Provided data —
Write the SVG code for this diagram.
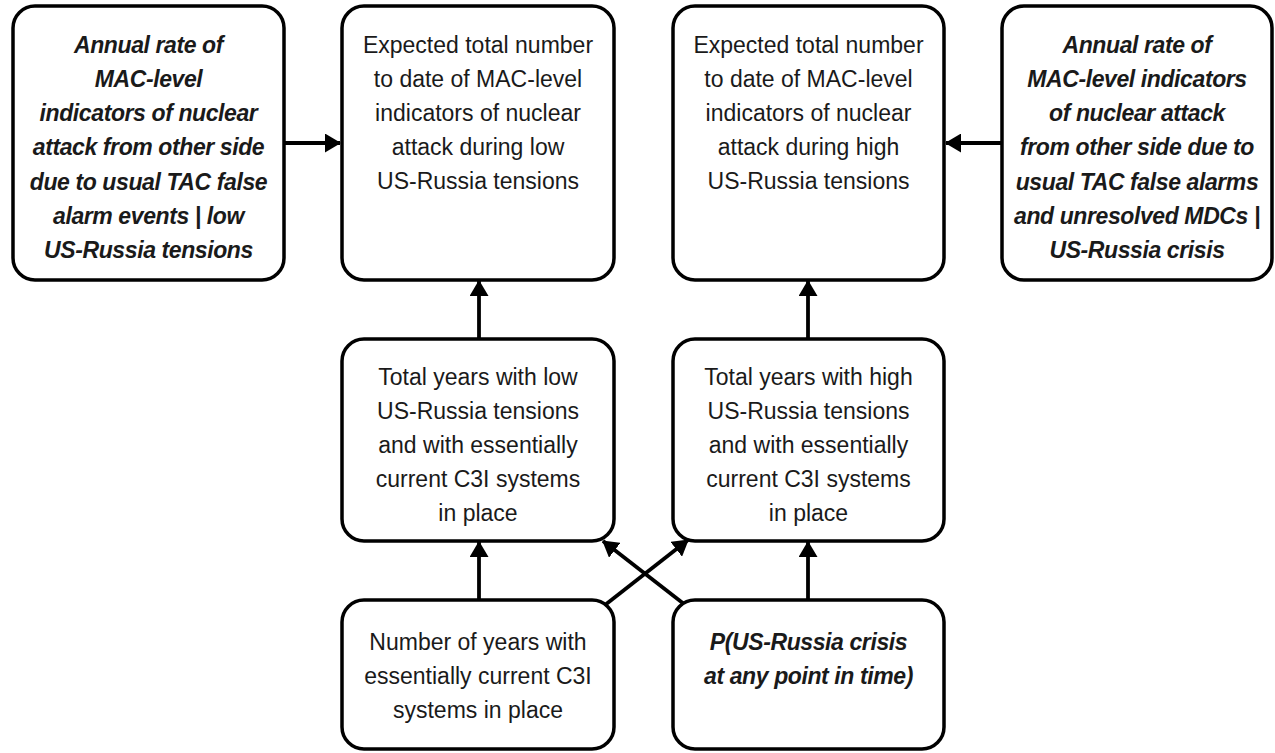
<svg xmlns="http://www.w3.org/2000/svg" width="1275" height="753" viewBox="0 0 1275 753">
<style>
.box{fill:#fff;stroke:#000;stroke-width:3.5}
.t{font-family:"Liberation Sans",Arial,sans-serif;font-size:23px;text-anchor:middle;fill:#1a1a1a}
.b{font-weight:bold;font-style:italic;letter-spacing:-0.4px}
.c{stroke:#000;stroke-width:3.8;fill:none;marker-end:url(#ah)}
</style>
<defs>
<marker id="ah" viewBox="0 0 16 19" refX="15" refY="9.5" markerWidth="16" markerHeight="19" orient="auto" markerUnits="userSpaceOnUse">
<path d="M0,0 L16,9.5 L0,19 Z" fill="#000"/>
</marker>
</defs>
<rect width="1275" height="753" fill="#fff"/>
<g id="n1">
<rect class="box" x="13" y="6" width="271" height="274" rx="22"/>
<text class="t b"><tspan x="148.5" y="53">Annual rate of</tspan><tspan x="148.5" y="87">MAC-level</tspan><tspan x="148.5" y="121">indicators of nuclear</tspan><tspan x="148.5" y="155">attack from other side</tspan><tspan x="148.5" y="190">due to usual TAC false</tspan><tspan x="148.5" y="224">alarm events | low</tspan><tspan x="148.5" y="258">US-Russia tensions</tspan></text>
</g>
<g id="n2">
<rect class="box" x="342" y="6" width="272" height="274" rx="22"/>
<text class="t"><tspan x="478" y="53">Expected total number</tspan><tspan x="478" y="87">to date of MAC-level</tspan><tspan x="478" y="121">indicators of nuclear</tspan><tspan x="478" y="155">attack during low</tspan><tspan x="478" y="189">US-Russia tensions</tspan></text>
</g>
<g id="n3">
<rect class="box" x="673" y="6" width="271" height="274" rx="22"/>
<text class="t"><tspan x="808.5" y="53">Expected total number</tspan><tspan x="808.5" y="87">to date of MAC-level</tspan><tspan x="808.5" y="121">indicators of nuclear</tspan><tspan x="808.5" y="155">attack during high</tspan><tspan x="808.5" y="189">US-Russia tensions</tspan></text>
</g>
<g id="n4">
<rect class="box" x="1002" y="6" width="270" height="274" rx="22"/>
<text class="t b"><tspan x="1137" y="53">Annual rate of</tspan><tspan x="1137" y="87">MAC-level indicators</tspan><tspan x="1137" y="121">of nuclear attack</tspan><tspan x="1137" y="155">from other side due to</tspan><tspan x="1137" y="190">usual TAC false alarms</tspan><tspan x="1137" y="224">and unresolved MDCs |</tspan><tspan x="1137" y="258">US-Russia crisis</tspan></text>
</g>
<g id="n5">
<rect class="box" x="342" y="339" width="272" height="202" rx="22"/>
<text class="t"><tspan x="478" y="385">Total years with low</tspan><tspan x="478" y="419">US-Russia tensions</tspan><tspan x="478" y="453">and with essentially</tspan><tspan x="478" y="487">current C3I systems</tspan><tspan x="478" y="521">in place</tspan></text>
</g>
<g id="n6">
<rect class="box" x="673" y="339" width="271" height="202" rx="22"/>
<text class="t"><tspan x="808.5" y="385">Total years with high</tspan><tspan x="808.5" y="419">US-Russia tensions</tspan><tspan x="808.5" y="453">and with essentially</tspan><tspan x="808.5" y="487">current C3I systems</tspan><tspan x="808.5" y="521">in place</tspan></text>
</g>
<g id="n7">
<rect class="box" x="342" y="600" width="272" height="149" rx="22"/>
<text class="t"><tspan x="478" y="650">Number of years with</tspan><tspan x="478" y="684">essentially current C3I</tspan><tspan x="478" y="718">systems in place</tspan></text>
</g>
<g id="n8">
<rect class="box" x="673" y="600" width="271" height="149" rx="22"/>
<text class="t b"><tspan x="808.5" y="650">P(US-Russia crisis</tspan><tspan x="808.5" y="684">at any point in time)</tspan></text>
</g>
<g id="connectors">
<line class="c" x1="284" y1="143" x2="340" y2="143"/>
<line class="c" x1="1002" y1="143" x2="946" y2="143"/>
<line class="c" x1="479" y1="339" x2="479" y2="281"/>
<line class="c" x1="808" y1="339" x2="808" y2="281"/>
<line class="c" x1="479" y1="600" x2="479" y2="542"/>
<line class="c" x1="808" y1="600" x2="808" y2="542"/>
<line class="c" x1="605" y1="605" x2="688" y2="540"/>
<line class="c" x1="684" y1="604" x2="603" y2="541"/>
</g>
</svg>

Given task —
Retype each line of the listing above word for word. Exclude the pictures.

Exercise answer —
Write the SVG code for this diagram.
<svg xmlns="http://www.w3.org/2000/svg" width="1275" height="753" viewBox="0 0 1275 753">
<style>
.box{fill:#fff;stroke:#000;stroke-width:3.5}
.t{font-family:"Liberation Sans",Arial,sans-serif;font-size:23px;text-anchor:middle;fill:#1a1a1a}
.b{font-weight:bold;font-style:italic;letter-spacing:-0.4px}
.c{stroke:#000;stroke-width:3.8;fill:none;marker-end:url(#ah)}
</style>
<defs>
<marker id="ah" viewBox="0 0 16 19" refX="15" refY="9.5" markerWidth="16" markerHeight="19" orient="auto" markerUnits="userSpaceOnUse">
<path d="M0,0 L16,9.5 L0,19 Z" fill="#000"/>
</marker>
</defs>
<rect width="1275" height="753" fill="#fff"/>
<g id="n1">
<rect class="box" x="13" y="6" width="271" height="274" rx="22"/>
<text class="t b"><tspan x="148.5" y="53">Annual rate of</tspan><tspan x="148.5" y="87">MAC-level</tspan><tspan x="148.5" y="121">indicators of nuclear</tspan><tspan x="148.5" y="155">attack from other side</tspan><tspan x="148.5" y="190">due to usual TAC false</tspan><tspan x="148.5" y="224">alarm events | low</tspan><tspan x="148.5" y="258">US-Russia tensions</tspan></text>
</g>
<g id="n2">
<rect class="box" x="342" y="6" width="272" height="274" rx="22"/>
<text class="t"><tspan x="478" y="53">Expected total number</tspan><tspan x="478" y="87">to date of MAC-level</tspan><tspan x="478" y="121">indicators of nuclear</tspan><tspan x="478" y="155">attack during low</tspan><tspan x="478" y="189">US-Russia tensions</tspan></text>
</g>
<g id="n3">
<rect class="box" x="673" y="6" width="271" height="274" rx="22"/>
<text class="t"><tspan x="808.5" y="53">Expected total number</tspan><tspan x="808.5" y="87">to date of MAC-level</tspan><tspan x="808.5" y="121">indicators of nuclear</tspan><tspan x="808.5" y="155">attack during high</tspan><tspan x="808.5" y="189">US-Russia tensions</tspan></text>
</g>
<g id="n4">
<rect class="box" x="1002" y="6" width="270" height="274" rx="22"/>
<text class="t b"><tspan x="1137" y="53">Annual rate of</tspan><tspan x="1137" y="87">MAC-level indicators</tspan><tspan x="1137" y="121">of nuclear attack</tspan><tspan x="1137" y="155">from other side due to</tspan><tspan x="1137" y="190">usual TAC false alarms</tspan><tspan x="1137" y="224">and unresolved MDCs |</tspan><tspan x="1137" y="258">US-Russia crisis</tspan></text>
</g>
<g id="n5">
<rect class="box" x="342" y="339" width="272" height="202" rx="22"/>
<text class="t"><tspan x="478" y="385">Total years with low</tspan><tspan x="478" y="419">US-Russia tensions</tspan><tspan x="478" y="453">and with essentially</tspan><tspan x="478" y="487">current C3I systems</tspan><tspan x="478" y="521">in place</tspan></text>
</g>
<g id="n6">
<rect class="box" x="673" y="339" width="271" height="202" rx="22"/>
<text class="t"><tspan x="808.5" y="385">Total years with high</tspan><tspan x="808.5" y="419">US-Russia tensions</tspan><tspan x="808.5" y="453">and with essentially</tspan><tspan x="808.5" y="487">current C3I systems</tspan><tspan x="808.5" y="521">in place</tspan></text>
</g>
<g id="n7">
<rect class="box" x="342" y="600" width="272" height="149" rx="22"/>
<text class="t"><tspan x="478" y="650">Number of years with</tspan><tspan x="478" y="684">essentially current C3I</tspan><tspan x="478" y="718">systems in place</tspan></text>
</g>
<g id="n8">
<rect class="box" x="673" y="600" width="271" height="149" rx="22"/>
<text class="t b"><tspan x="808.5" y="650">P(US-Russia crisis</tspan><tspan x="808.5" y="684">at any point in time)</tspan></text>
</g>
<g id="connectors">
<line class="c" x1="284" y1="143" x2="340" y2="143"/>
<line class="c" x1="1002" y1="143" x2="946" y2="143"/>
<line class="c" x1="479" y1="339" x2="479" y2="281"/>
<line class="c" x1="808" y1="339" x2="808" y2="281"/>
<line class="c" x1="479" y1="600" x2="479" y2="542"/>
<line class="c" x1="808" y1="600" x2="808" y2="542"/>
<line class="c" x1="605" y1="605" x2="688" y2="540"/>
<line class="c" x1="684" y1="604" x2="603" y2="541"/>
</g>
</svg>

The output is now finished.